Training Women Airforce Service Pilots (WASPs) at UNC

“Opportunities for Defense Training at Chapel Hill" brochure,” UNC Libraries, accessed February 23, 2016, http://exhibits.lib.unc.edu/items/show/2686.

“Opportunities for Defense Training at Chapel Hill” brochure,” UNC Libraries, accessed February 23, 2016, http://exhibits.lib.unc.edu/items/show/2686.

In March of 2015, the Army stated that women who had served as Women Airforce Service Pilots (WASPs) in World War II were not eligible for burial in Arlington National Cemetery. This was a  reversal of the 2002 decision that allowed them to be interred at Arlington with full military honors. The Senate and the House now have bills on the floor  to overturn the Army’s decision. This controversy has sparked a renewed interest in who the WASPs were and what they did during their service in World War II.

The Women Airforce Service Pilots were a group of over 1,000 women that ferried aircraft around the country, towed dummy aircraft during live artillery training, taught as flight instructors and tested new planes.  This freed up qualified male pilots for combat duty overseas. The program began in 1942 as two separate branches, which then merged under the WASP name in 1943. During their time, the WASPs flew every military aircraft available and were trained in everything the men did, except combat exercises. The very first female pilots in the program had to enter the program with at least 200 hours of flight time. That is where the story brings us to the University of North Carolina at Chapel Hill.

[CAA requirements for a Civilian Pilot Training Program, from the Office of President of the University of North Carolina (System): Frank Porter Graham Records, 1932-1949 , #40007, University Archives]

The UNC System was home to a Civilian Pilot Training Program.
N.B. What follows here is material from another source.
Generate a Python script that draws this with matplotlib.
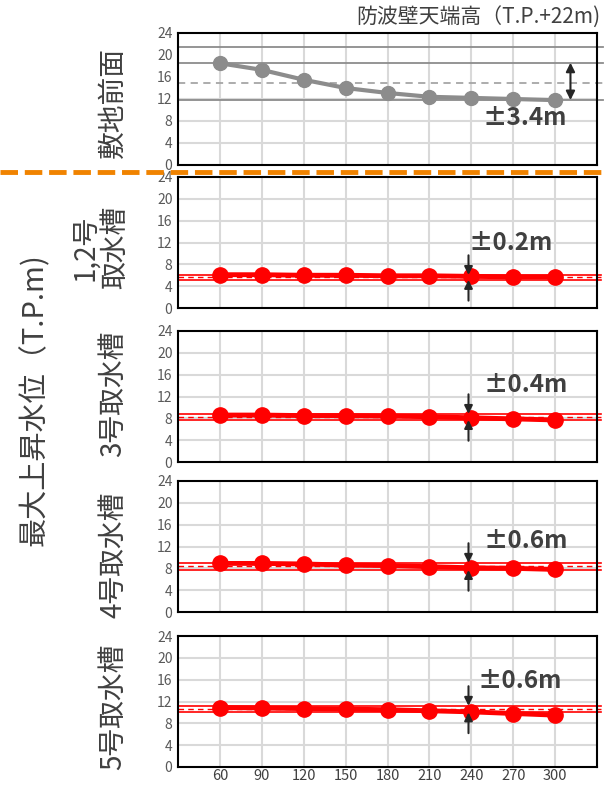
import matplotlib
matplotlib.use("Agg")
import matplotlib.pyplot as plt
from matplotlib.lines import Line2D
import matplotlib.transforms as mtransforms

plt.rcParams['font.family'] = ['Noto Sans CJK JP', 'DejaVu Sans']

# distance (x axis categories)
distance = [60, 90, 120, 150, 180, 210, 240, 270, 300]

# maximum water level, T.P. m
front = [18.5, 17.3, 15.5, 14.0, 13.1, 12.4, 12.2, 12.0, 11.8]
pit12 = [6.1, 6.1, 6.0, 6.0, 5.9, 5.9, 5.8, 5.7, 5.7]
pit3 = [8.6, 8.6, 8.5, 8.5, 8.4, 8.3, 8.1, 7.9, 7.7]
pit4 = [8.9, 8.9, 8.8, 8.6, 8.5, 8.3, 8.1, 8.0, 7.8]
pit5 = [10.9, 10.8, 10.7, 10.6, 10.5, 10.3, 10.1, 9.8, 9.5]

# spread bands: upper, centre, lower
band_upper = [18.6, 6.05, 8.8, 9.0, 11.2]
band_center = [15.0, 5.6, 8.25, 8.35, 10.6]
band_lower = [11.8, 5.15, 7.7, 7.7, 10.0]
spread_labels = ['±3.4m', '±0.2m', '±0.4m', '±0.6m', '±0.6m']

wall_height = 21.5
panel_names = ['敷地前面', '1,2号\n取水槽', '3号取水槽', '4号取水槽', '5号取水槽']
series = [front, pit12, pit3, pit4, pit5]

y_ticks = [0, 4, 8, 12, 16, 20, 24]

W, H = 608, 787
fig = plt.figure(figsize=(W / 100, H / 100), dpi=100)

# pixel boxes (top, bottom) for each panel
boxes = [(33, 165), (177, 308), (331, 462), (481, 612), (636, 767)]
ax_left, ax_right = 178, 597

# label layout: (x of text in axes frac, y in axes frac)
name_pos = [(-0.155, 0.477), (-0.185, 0.46), (-0.155, 0.52), (-0.155, 0.44), (-0.155, 0.46)]
text_pos = [(278, 8.5), (268, 11.9), (279, 14.1), (279, 13.0), (275, 15.7)]

grid_c = '#D9D9D9'
txt_c = '#404040'

for i, (top, bot) in enumerate(boxes):
    ax = fig.add_axes([ax_left / W, (H - bot) / H, (ax_right - ax_left) / W, (bot - top) / H])
    ax.set_xlim(30, 330)
    ax.set_ylim(0, 24)
    ax.set_xticks(distance)
    ax.set_yticks(y_ticks)
    ax.tick_params(length=0, labelsize=10, labelcolor='#595959', pad=4)
    if i < 4:
        ax.set_xticklabels([])
    else:
        ax.tick_params(axis='x', labelsize=10.5, labelcolor=txt_c, pad=1.5)
    for s in ax.spines.values():
        s.set_linewidth(1.5)
        s.set_color('black')
        s.set_zorder(6)

    for xv in distance:
        ax.axvline(xv, color=grid_c, lw=1.5, zorder=0)
    hgrid = [4, 8, 12] if i == 0 else [4, 8, 12, 16, 20]
    for yv in hgrid:
        ax.axhline(yv, color=grid_c, lw=1.5, zorder=0)

    blend = mtransforms.blended_transform_factory(ax.transAxes, ax.transData)
    if i == 0:
        line_c = '#8C8C8C'
        ax.plot([0, 1.015], [wall_height] * 2, transform=blend, color='#8C8C8C', lw=1.3, clip_on=False, zorder=2)
        for yv in (band_upper[i], band_lower[i]):
            ax.plot([0, 1.015], [yv] * 2, transform=blend, color='#8C8C8C', lw=1.3, clip_on=False, zorder=2)
        ax.plot([0, 1.015], [band_center[i]] * 2, transform=blend, color='#A6A6A6', lw=1.3,
                ls=(0, (4, 3)), clip_on=False, zorder=2)
        ax.plot(distance, series[i], color=line_c, lw=3, marker='o', ms=10, zorder=4)
        ax.annotate('', xy=(311, band_upper[i]), xytext=(311, band_lower[i]),
                    arrowprops=dict(arrowstyle='<|-|>', color='#262626', lw=1.5,
                                    mutation_scale=13, shrinkA=0, shrinkB=0), zorder=5)
    else:
        for yv in (band_upper[i], band_lower[i]):
            ax.plot([0, 1.01], [yv] * 2, transform=blend, color='#FF0000', lw=1.2, clip_on=False, zorder=2)
        ax.plot([0, 1.01], [band_center[i]] * 2, transform=blend, color='#FF0000', lw=1.0,
                ls=(0, (4, 3)), clip_on=False, zorder=2)
        ax.plot(distance, series[i], color='#FF0000', lw=3.5, marker='o', ms=11, zorder=4)
        ax.annotate('', xy=(238, band_upper[i]), xytext=(238, band_upper[i] + 3.6),
                    arrowprops=dict(arrowstyle='-|>', color='#262626', lw=1.5,
                                    mutation_scale=12, shrinkA=0, shrinkB=0), zorder=5)
        ax.annotate('', xy=(238, band_lower[i]), xytext=(238, band_lower[i] - 3.8),
                    arrowprops=dict(arrowstyle='-|>', color='#262626', lw=1.5,
                                    mutation_scale=12, shrinkA=0, shrinkB=0), zorder=5)

    tx, ty = text_pos[i]
    ax.text(tx, ty, spread_labels[i], fontsize=17.5, fontweight='bold', color=txt_c,
            ha='center', va='center', zorder=7)
    nx, ny = name_pos[i]
    ax.text(nx, ny, panel_names[i], transform=ax.transAxes, rotation=90, fontsize=20,
            color=txt_c, ha='center', va='center', linespacing=1.0)

fig.text(600 / W, (H - 18) / H, '防波壁天端高（T.P.+22m)', fontsize=15, color=txt_c,
         ha='right', va='center')
fig.text(35 / W, (H - 400) / H, '最大上昇水位（T.P.m)', fontsize=21, color=txt_c,
         rotation=90, ha='center', va='center')

# orange separator between the front panel and the intake pits
fig.add_artist(Line2D([0, 1], [(H - 172) / H] * 2, transform=fig.transFigure,
                      color='#F08300', lw=3.5, ls=(0, (3.6, 1.4)), zorder=10))

fig.savefig('out.png', dpi=100)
N. C. State was the first school in the system to host the program. Later, UNC Chapel Hill and North Carolina A&T started their own versions of the program, along with Duke and other colleges around the state. Any student, male or female, was allowed to take the ground portion of the classes for college credit. These classes taught basic aviation theory as well as airplane maintenance. Ground classes were known as primary training. Women students took these classes and anticipated that they would be allowed to continue into flight training.

[Letter inquiring about allowing a female student into flight training, from the Office of President of the University of North Carolina (System): Frank Porter Graham Records, 1932-1949 , #40007, University Archives]
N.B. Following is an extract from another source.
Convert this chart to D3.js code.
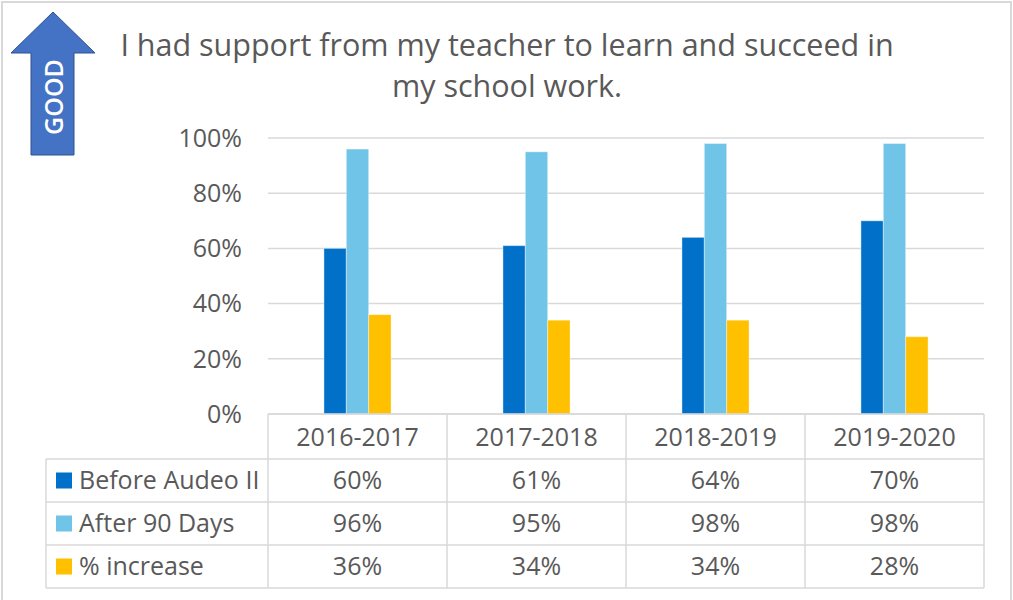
<!DOCTYPE html>
<html lang="en">
<head>
<meta charset="utf-8">
<title>I had support from my teacher</title>
<style>
    body { margin: 0; background: #fff; }
    svg text { font-family: "Open Sans", sans-serif; fill: #595959; }
</style>
</head>
<body>
<script src="https://cdn.jsdelivr.net/npm/d3@7"></script>
<script>

var years = ["2016-2017", "2017-2018", "2018-2019", "2019-2020"];
var seriesNames = ["Before Audeo II", "After 90 Days", "% increase"];
var beforeVals = [60, 61, 64, 70];
var afterVals = [96, 95, 98, 98];
var increaseVals = [36, 34, 34, 28];
var yTicks = [0, 20, 40, 60, 80, 100];
var colors = ["#0070C8", "#70C4E8", "#FFC000"];
var titleLines = ["I had support from my teacher to learn and succeed in", "my school work."];

var series = [beforeVals, afterVals, increaseVals];

var width = 1013, height = 600;
var plot = { left: 268, right: 984, top: 138, bottom: 414 };
var table = { left: 46, rowH: 43, headH: 45 };
var fs = "25px";

var svg = d3.select("body").append("svg")
    .attr("width", width)
    .attr("height", height);

// outer frame
svg.append("rect")
    .attr("x", 2).attr("y", 2)
    .attr("width", width - 4).attr("height", height + 10)
    .attr("fill", "none")
    .attr("stroke", "#d9d9d9")
    .attr("stroke-width", 2);

// GOOD arrow
var arrow = d3.path();
arrow.moveTo(53, 12);
arrow.lineTo(95, 53);
arrow.lineTo(74, 53);
arrow.lineTo(74, 155);
arrow.lineTo(31, 155);
arrow.lineTo(31, 53);
arrow.lineTo(11, 53);
arrow.closePath();
svg.append("path")
    .attr("d", arrow.toString())
    .attr("fill", "#4472C4")
    .attr("stroke", "#2F528F")
    .attr("stroke-width", 1);

svg.append("text")
    .attr("transform", "translate(63,97) rotate(-90)")
    .attr("text-anchor", "middle")
    .style("fill", "#fff")
    .style("font-weight", "600")
    .style("font-size", "25px")
    .text("GOOD");

// title
svg.append("g").selectAll("text")
    .data(titleLines)
  .enter().append("text")
    .attr("x", 507)
    .attr("y", function(d, i) { return 56 + i * 41; })
    .attr("text-anchor", "middle")
    .style("font-size", "30.5px")
    .text(function(d) { return d; });

// scales
var x0 = d3.scaleBand()
    .domain(years)
    .range([plot.left, plot.right]);

var bw = x0.bandwidth();
var x1 = d3.scaleBand()
    .domain(seriesNames)
    .range([bw * 0.3125, bw * 0.6875]);

var y = d3.scaleLinear()
    .domain([0, 100])
    .range([plot.bottom, plot.top]);

// gridlines
svg.append("g").selectAll("line")
    .data(yTicks)
  .enter().append("line")
    .attr("x1", plot.left)
    .attr("x2", plot.right)
    .attr("y1", function(d) { return y(d); })
    .attr("y2", function(d) { return y(d); })
    .attr("stroke", "#d9d9d9")
    .attr("stroke-width", 1.5);

// y labels
svg.append("g").selectAll("text")
    .data(yTicks)
  .enter().append("text")
    .attr("x", 242)
    .attr("y", function(d) { return y(d); })
    .attr("dy", "0.35em")
    .attr("text-anchor", "end")
    .style("font-size", fs)
    .text(function(d) { return d + "%"; });

// bars
var groups = svg.append("g").selectAll("g")
    .data(years)
  .enter().append("g")
    .attr("transform", function(d) { return "translate(" + x0(d) + ",0)"; });

groups.selectAll("rect")
    .data(function(d, i) {
        return seriesNames.map(function(s, k) { return { name: s, value: series[k][i], k: k }; });
    })
  .enter().append("rect")
    .attr("x", function(d) { return x1(d.name); })
    .attr("width", x1.bandwidth())
    .attr("y", function(d) { return y(d.value); })
    .attr("height", function(d) { return y(0) - y(d.value); })
    .attr("fill", function(d) { return colors[d.k]; })
    .attr("stroke", "#fff")
    .attr("stroke-opacity", 0.4)
    .attr("stroke-width", 1);

// data table
var rowTop = plot.bottom + table.headH;
var tableBottom = rowTop + table.rowH * seriesNames.length;
var tg = svg.append("g");

// horizontal lines
tg.selectAll("line.h")
    .data(d3.range(seriesNames.length + 1))
  .enter().append("line")
    .attr("class", "h")
    .attr("x1", table.left)
    .attr("x2", plot.right)
    .attr("y1", function(i) { return rowTop + i * table.rowH; })
    .attr("y2", function(i) { return rowTop + i * table.rowH; })
    .attr("stroke", "#d9d9d9")
    .attr("stroke-width", 1.5);

tg.append("line")
    .attr("x1", plot.left).attr("x2", plot.right)
    .attr("y1", plot.bottom).attr("y2", plot.bottom)
    .attr("stroke", "#d9d9d9").attr("stroke-width", 1.5);

// vertical lines
var vx = years.map(function(d) { return x0(d); }).concat([plot.right]);
tg.selectAll("line.v")
    .data(vx)
  .enter().append("line")
    .attr("class", "v")
    .attr("x1", function(d) { return d; })
    .attr("x2", function(d) { return d; })
    .attr("y1", plot.bottom)
    .attr("y2", tableBottom)
    .attr("stroke", "#d9d9d9")
    .attr("stroke-width", 1.5);

tg.append("line")
    .attr("x1", table.left).attr("x2", table.left)
    .attr("y1", rowTop).attr("y2", tableBottom)
    .attr("stroke", "#d9d9d9").attr("stroke-width", 1.5);

// header labels
tg.selectAll("text.head")
    .data(years)
  .enter().append("text")
    .attr("class", "head")
    .attr("x", function(d) { return x0(d) + bw / 2; })
    .attr("y", plot.bottom + table.headH / 2 + 1)
    .attr("dy", "0.35em")
    .attr("text-anchor", "middle")
    .style("font-size", fs)
    .text(function(d) { return d; });

// legend rows
var rows = tg.selectAll("g.row")
    .data(seriesNames)
  .enter().append("g")
    .attr("class", "row")
    .attr("transform", function(d, i) { return "translate(0," + (rowTop + i * table.rowH + table.rowH / 2) + ")"; });

rows.append("rect")
    .attr("x", 56)
    .attr("y", -8)
    .attr("width", 16)
    .attr("height", 16)
    .attr("fill", function(d, i) { return colors[i]; });

rows.append("text")
    .attr("x", 79)
    .attr("dy", "0.35em")
    .style("font-size", fs)
    .text(function(d) { return d; });

rows.selectAll("text.val")
    .data(function(d, i) { return series[i]; })
  .enter().append("text")
    .attr("class", "val")
    .attr("x", function(d, j) { return x0(years[j]) + bw / 2; })
    .attr("dy", "0.35em")
    .attr("text-anchor", "middle")
    .style("font-size", fs)
    .text(function(d) { return d + "%"; });

</script>
</body>
</html>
However, actual flight training, or secondary training, was limited to a quota imposed on the university by the Civilian Aviation Authority. The CAA provided most of the funding for flight training and was therefore able to dictate who could participate in secondary courses. The entire purpose of the Civilian Pilot Training Program was to feed the graduates directly into military service and women were not allowed to fly at all in a military capacity before the WASPs program. Therefore, women were only allowed into flight training when the total number of qualified male pilots was less than the quota allotted.

Memo explaining CAA quotas, from the Office of President of the University of North Carolina (System): Frank Porter Graham Records, 1932-1949 , #40007, University Archives

Memo explaining CAA quotas, from the Office of President of the University of North Carolina (System): Frank Porter Graham Records, 1932-1949 , #40007, University Archives

The UNC administration did all they could to prove that discrimination was not the reason female trainees had a difficult time getting into flight training, and celebrated the women who made it through both parts of the program. The first woman to complete the entire Civilian Pilot Training Program at UNC, including both ground and flight training, was Virginia Broome. She graduated from UNC in 1942 and became a WASP in 1943. As a ferry pilot she, ferried completed military aircraft from factories to the point of embarkation.  Only four women completed the entire course of training at UNC. Of these four, only Virginia Broome (later Virginia Broome Waterer)  became a WASP.